How Playing 'Bumpkin' Became a Political Winner
These days, a member of Congress is required to command a staggering array of issues: terrorism, pandemics, complex financial regulations and global warming, to name a few.
Fortunately for them, candidates for office don’t have to demonstrate their competence in all these domains. In fact, they sometimes even go out of their way to emphasize their lack of qualifications.
Take the Republican candidate for the U.S. Senate in Iowa, Joni Ernst. If her campaign ads are to be believed, her main preparation for national office is her extensive experience castrating hogs on the family farm. Not to be outdone, her Democratic opponent, U.S. Representative Bruce Braley, has assured voters that he “grew up doing farm jobs and working a grain elevator.”
Welcome to what Mark Leibovich describes in the Nov. 2 issue of the New York Times Magazine as the “bumpkinification” of U.S. politics, which requires politicians to prove they share the voting public's disdain for, well, politicians. There is a long U.S. tradition of office-seekers who try to come off as just ordinary Joes but, contrary to Leibovich’s claim, a government of outsiders wasn't what the framers of the Constitution had in mind.
The men who gathered in Philadelphia in 1787 to draft what became the Constitution were overwhelmingly members of the elite: planters, lawyers, merchants, financiers, land speculators. Although some may have come from humble origins, they had attained a remarkable degree of education, wealth and status.
No surprise, then, that this generation of leaders envisioned a republic run by disinterested, virtuous men like themselves. Most believed the best and the brightest would and should be in charge, and they naively believed that the populace -- whom they privately referred to as “the rabble” -- would be more than happy to be governed by their social and intellectual betters.
It didn’t work out that way. Ordinary people versed in the revolutionary rhetoric of equality didn’t appreciate the condescension, and they pushed back. The novelist Hugh Henry Brackenridge captured the origins of “bumpkinification” in "Modern Chivalry," a comic tale published between 1792 and 1797.
In one scene, an office-seeker accuses his opponent of being seen holding a book.
“I am innocent of letters as the child unborn," the accused says proudly. "I am as ignorant as an ass.”
As suffrage laws permitted an ever growing number of white men to vote, winning office required candidates to play to the crowd by emphasizing their humble roots and obscuring their actual achievements. In the process, the bumpkin and his close cousins -- the crude frontiersman, the simple but honest farmer and the graduate of the school of “common sense” -- became stock figures of campaigns.
This made for strange politics.
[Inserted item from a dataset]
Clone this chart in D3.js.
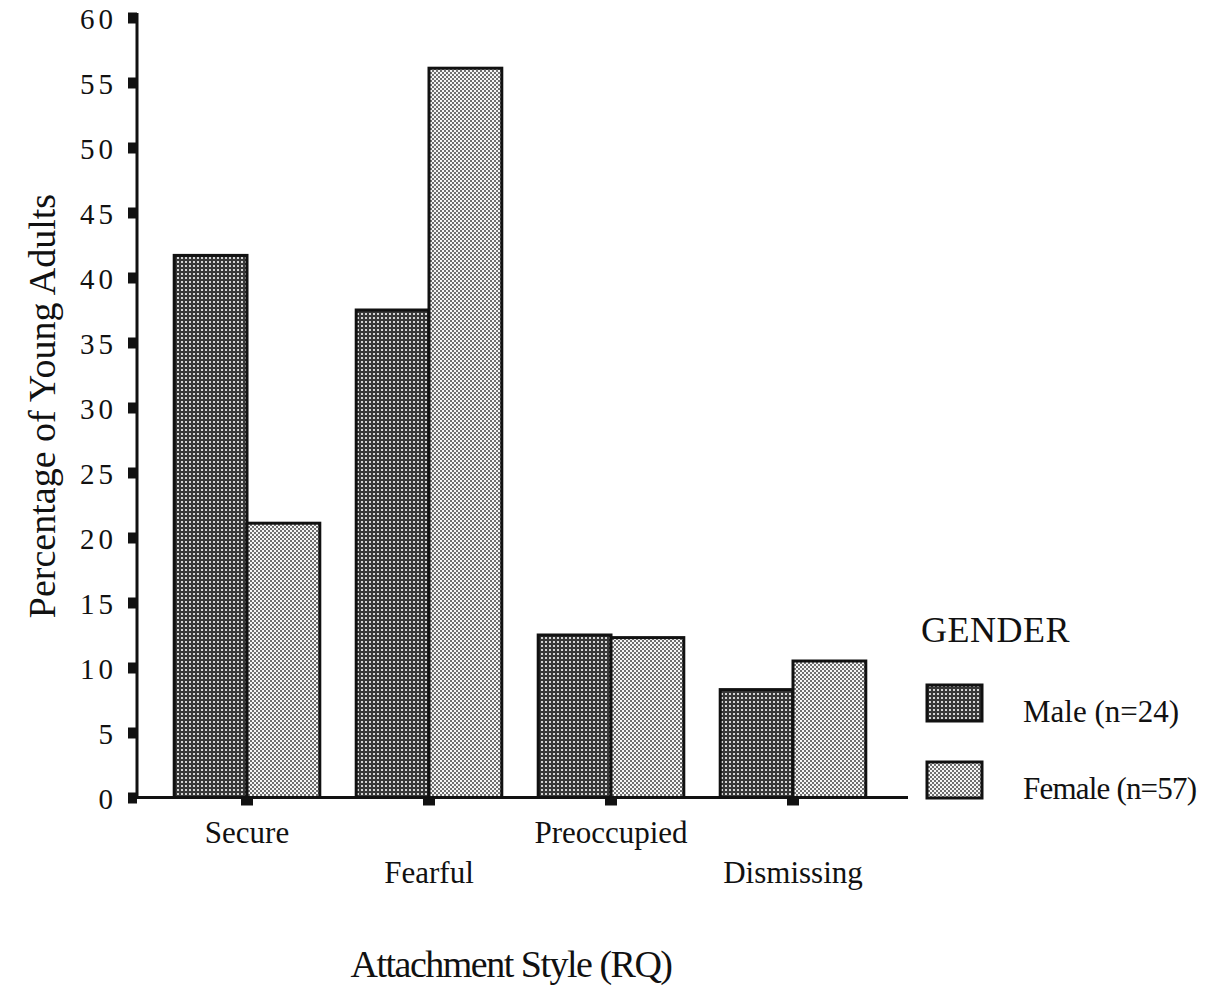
<!DOCTYPE html>
<html>
<head>
<meta charset="utf-8">
<script src="https://cdn.jsdelivr.net/npm/d3@7"></script>
<style>
  html, body { margin: 0; padding: 0; background: #fff; }
  text { font-family: "Liberation Serif", "Times New Roman", serif; fill: #111; }
</style>
</head>
<body>
<svg id="chart" width="1222" height="993"></svg>
<script>
const categories = ["Secure", "Fearful", "Preoccupied", "Dismissing"];
const seriesNames = ["Male (n=24)", "Female (n=57)"];
const maleValues = [41.7, 37.5, 12.5, 8.3];
const femaleValues = [21.1, 56.1, 12.3, 10.5];
const yTicks = [0, 5, 10, 15, 20, 25, 30, 35, 40, 45, 50, 55, 60];
const legendTitle = "GENDER";
const yTitle = "Percentage of Young Adults";
const xTitle = "Attachment Style (RQ)";

const svg = d3.select("#chart");
svg.append("rect").attr("width", 1222).attr("height", 993).attr("fill", "#fff");

const defs = svg.append("defs");
// Male: dark dotted pattern
const pm = defs.append("pattern").attr("id", "pMale").attr("patternUnits", "userSpaceOnUse")
  .attr("width", 4).attr("height", 4);
pm.append("rect").attr("width", 4).attr("height", 4).attr("fill", "#383838");
pm.append("rect").attr("x", 1).attr("y", 1).attr("width", 2).attr("height", 2).attr("fill", "#d4d4d4");
// Female: lighter checker pattern
const pf = defs.append("pattern").attr("id", "pFemale").attr("patternUnits", "userSpaceOnUse")
  .attr("width", 4).attr("height", 4);
pf.append("rect").attr("width", 4).attr("height", 4).attr("fill", "#6e6e6e");
pf.append("rect").attr("x", 0).attr("y", 0).attr("width", 2).attr("height", 2).attr("fill", "#f4f4f4");
pf.append("rect").attr("x", 2).attr("y", 2).attr("width", 2).attr("height", 2).attr("fill", "#f4f4f4");

const fills = ["url(#pMale)", "url(#pFemale)"];

const x0 = 137, x1 = 908;
const y = d3.scaleLinear().domain([0, 60]).range([797.5, 17.5]);
const x = d3.scaleBand().domain(categories).range([156, 884]).paddingInner(0.2).paddingOuter(0.1);
const xs = d3.scaleBand().domain(seriesNames).range([0, x.bandwidth()]);

const data = categories.map((c, i) => ({ cat: c, vals: [maleValues[i], femaleValues[i]] }));

// Bars
const g = svg.append("g");
data.forEach(d => {
  d.vals.forEach((v, j) => {
    g.append("rect")
      .attr("x", x(d.cat) + xs(seriesNames[j]))
      .attr("y", y(v))
      .attr("width", xs.bandwidth())
      .attr("height", y(0) - y(v))
      .attr("fill", fills[j])
      .attr("stroke", "#111")
      .attr("stroke-width", 3);
  });
});

// Y axis
const yAxis = svg.append("g").attr("transform", `translate(${x0},0)`)
  .call(d3.axisLeft(y).tickValues(yTicks).tickSize(9).tickSizeOuter(0).tickPadding(11));
yAxis.attr("font-family", null).attr("font-size", null);
yAxis.select(".domain").attr("stroke", "#111").attr("stroke-width", 3)
  .attr("d", `M0,13V${y(0)}`);
yAxis.selectAll(".tick line").attr("stroke", "#111").attr("stroke-width", 11);
yAxis.selectAll(".tick text")
  .style("font-size", "29px").style("letter-spacing", "4px")
  .style("font-family", "'Liberation Serif', serif").attr("fill", "#111").attr("dy", "0.38em");

// X axis
const xAxis = svg.append("g").attr("transform", `translate(0,${y(0)})`)
  .call(d3.axisBottom(x).tickSize(8).tickSizeOuter(0));
xAxis.attr("font-family", null).attr("font-size", null);
xAxis.select(".domain").attr("stroke", "#111").attr("stroke-width", 3)
  .attr("d", `M${x0},0H${x1}`);
xAxis.selectAll(".tick line").attr("stroke", "#111").attr("stroke-width", 12);
xAxis.selectAll(".tick text")
  .style("font-size", "31px").style("font-family", "'Liberation Serif', serif").attr("fill", "#111")
  .attr("dy", 0)
  .attr("y", (d, i) => i % 2 ? 85 : 45);

// Axis titles
svg.append("text")
  .attr("transform", "translate(55,406) rotate(-90)")
  .attr("text-anchor", "middle")
  .style("font-size", "38px")
  .text(yTitle);

svg.append("text")
  .attr("x", 511).attr("y", 977)
  .attr("text-anchor", "middle")
  .style("font-size", "38px")
  .style("letter-spacing", "-1.5px")
  .text(xTitle);

// Legend
const lg = svg.append("g");
lg.append("text").attr("x", 921).attr("y", 642).style("font-size", "36px")
  .style("letter-spacing", "0.5px").text(legendTitle);
const legendY = [685, 762];
seriesNames.forEach((s, j) => {
  lg.append("rect").attr("x", 927).attr("y", legendY[j]).attr("width", 55).attr("height", 36)
    .attr("fill", fills[j]).attr("stroke", "#111").attr("stroke-width", 3);
  lg.append("text").attr("x", 1023).attr("y", legendY[j] + 37).style("font-size", "31px")
    .style("letter-spacing", j ? "-0.8px" : "0px").text(s);
});
</script>
</body>
</html>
When John Adams ran for re-election against Thomas Jefferson in 1800, he was labeled an aristocrat, even though he was one of the few founders who evinced sympathy for the common man (Adams was the son of an ordinary farmer). Jefferson, who lived in splendor at Monticello and owned slaves, managed to portray himself as a defender of the era's equivalent of Joe Sixpack.
A reprise of this battle took place in 1828, when Adams’s son, John Quincy Adams, faced off against Andrew Jackson. Although by then Jackson was wealthy and powerful, his partisan supporters stressed his humble origins, distributing pewter goblets with an image of a log cabin that they claimed had been his childhood home.
The Adams campaign fought back, painting Jackson as a backwoods ruffian who couldn’t spell. The tactic backfired. Jackson's campaign used the attacks to highlight his common touch. Indeed, it is thought that Jackson’s nickname (“Old Hickory”) may be the basis for a more modern epithet: hick.
The gold standard of bumpkification remains the election of 1840, when Jackson’s handpicked successor, Martin Van Buren, ran against Whig candidate Henry William Harrison. The Whigs, who emerged out of the nasty political battles of the late 1820s and 1830s, remade Harrison into a man of the people.
The emblem of this campaign was the log cabin where Harrison lived as a younger man. This was an exaggeration: Harrison briefly occupied a log cabin, but he had added 12 rooms to it. More to the point, Harrison was a highly educated, sophisticated man with a taste for the finer things.
No matter. His handlers reproduced pictures of log cabins on everything from women’s handkerchiefs to medallions to whisky bottles. And, notes historian Sean Wilentz, his campaign workers “hastily restored Harrison’s commodious residence to look more like the log cabin it had originally been.”
According to Wilentz, when Harrison delivered campaign speeches (he was the first presidential candidate to do so), he would often pause and “ostentatiously take a few swigs” from a barrel labelled "hard cider," delighting the audience with his bumpkin ways.
Harrison died a month after taking office. But his remarkable legacy of bumpkin-based politics remains visible every time a modern candidate poses with guns, tours a farm or bites into a corn-dog.